I took a very zen approach, I think, to the big birth day itself.
I worked and played online with friends in the morning. I posted the blog post for the day before. Then I went to the pool and steam room that is in the building I am staying in (and part of why I chose this place). Well steamed, I was ready to head out. No rush. Present to what is in the moment.
I met Manar and Marrianne at their place. Manar and I went for a quick bite. I asked for fish and chips. They were so totally good. Maybe I was just super hungry… dunno, but I think they were super extra fantastic. Flaky and flavorful with great batter and crispy fries. Stop thought. Taste. Savor. Release.
I only wish I hadn’t had to rush the savoring… but there was this amazing play to get to!
I loved it on many levels. Beautiful clean set design. Lovely lighting. Both added without subtracting or being boring. The acting was really, really good. Both actors had to shift fast from one multiverse version of themselves to another maintaining enough self-sameness but also indicating difference. It would be hard not to do it badly. What is this about, you ask? Well, it is described as:
One relationship. Infinite possibilities. A story of love, honey, and a quantum multiverse. Moment by moment, can everything you’ve ever and never done exist in the same vortex of reality? Elegant and playful yet profoundly moving, Constellations blends the everyday and the ethereal, the actual and the imaginable, revealing that every outcome may only be the first link in a chain of cosmic consequences.
And the lick the elbow thing was hilarious. It was a bit like watching a Philip Glass song at times – richness in the repetition.
There were parts that tugged at my heart with a strange familiarity, having recently had my heart badly broken and left wondering if it wasn’t so in some other universe (and wanting very much to be in THAT one having THAT experience).
I didn’t care much for the costumes. But I guess they weren’t there to attract or detract, really. And I loved the slightly sloped stage. I forget what that is called. …ah, I looked it up. It is called a rake stage. It must have really taken some skill to ballroom dance across that slope! They made it look easy!
I loved the scene setting moments where they froze in time, like a snapshot of that moment beginning (or ending) and the sense of the flow as if the end of one is the beginning of something that happen simultaneously or previously. And I liked how the ending moments started getting interspersed and meaning built slowly over time as more context presented itself. You had to fill in the gaps and come up with different stories about things until more information made it clear what was indeed happening. They pulled it off pretty smoothly, given how awkward that could be.

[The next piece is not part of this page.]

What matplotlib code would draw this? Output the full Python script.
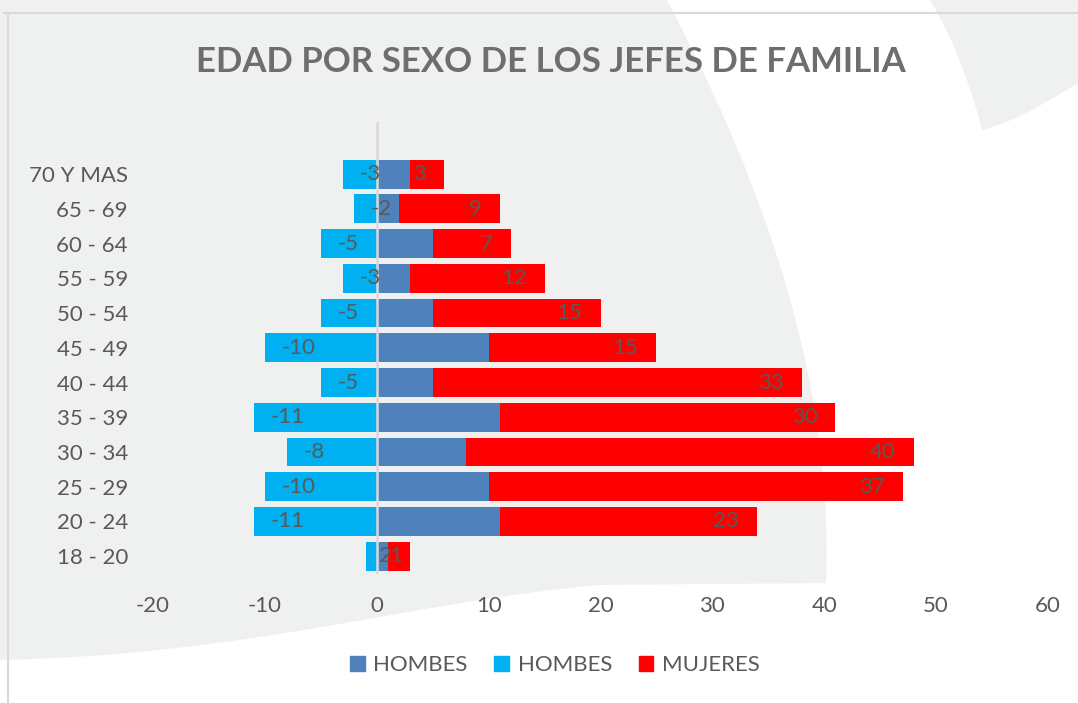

I was once engaged to a phenomenal theater director. He was so good at making a play sexy and alluring – drawing you in and yet also giving those Brechtian moments when you have to stop and realize you are in a theater watching the play – catharsis disrupted. Moments of self-awareness. This play did that very effectively and very, very briefly without being pedantic. Very smooth.

I saw this lovely poster on the Tube. Look at the eyes.
After the play, we cabbed it to the Wellcome Museum for Death: A Self Portrait Show. I had seen the poster, (posted in earlier post, see image small here) and I was eager to check it out. I also really loved it. Being present in the moment through this experience as well. Allowing it to be momentous.
Here I am turning 40. It feels like rounding a corner on a phase of life. Death is that much closer. I want to look it in the eye without fear and with a heart full of love at the peace death offers. So while it may seem morbid to go to an exhibit on death for my birthday, for me it felt real, a humble acknowledgement of the shadow side underneath celebration: it is all so temporary so we should glory in it – until death – which is so very permanent.
Our relationship with death is so different now that it is so much rarer in the first world. And many of us haven’t seen much of it or it feels abstract compared to our ancestors from even just 100 years ago. I wish we had a healthier appreciation for death being part of the cycle of living… and I think it very fitting to be exiting one phase of my life, entering another and visiting an exhibit on death. It made me very happy. Thank you for humoring me, Manar and Marianne. I think we all enjoyed the infographic on a wall at the end, depicting the number of people who had died from which causes over the twentieth century. Really mind-blowing to see.
We closed the evening with vegetarian Indian at Marianne’s favorite place. Dinner was yummy. Nom nom nom. I heart Indian. Nom Nom nom… complex flavor….nom nom nom, presence.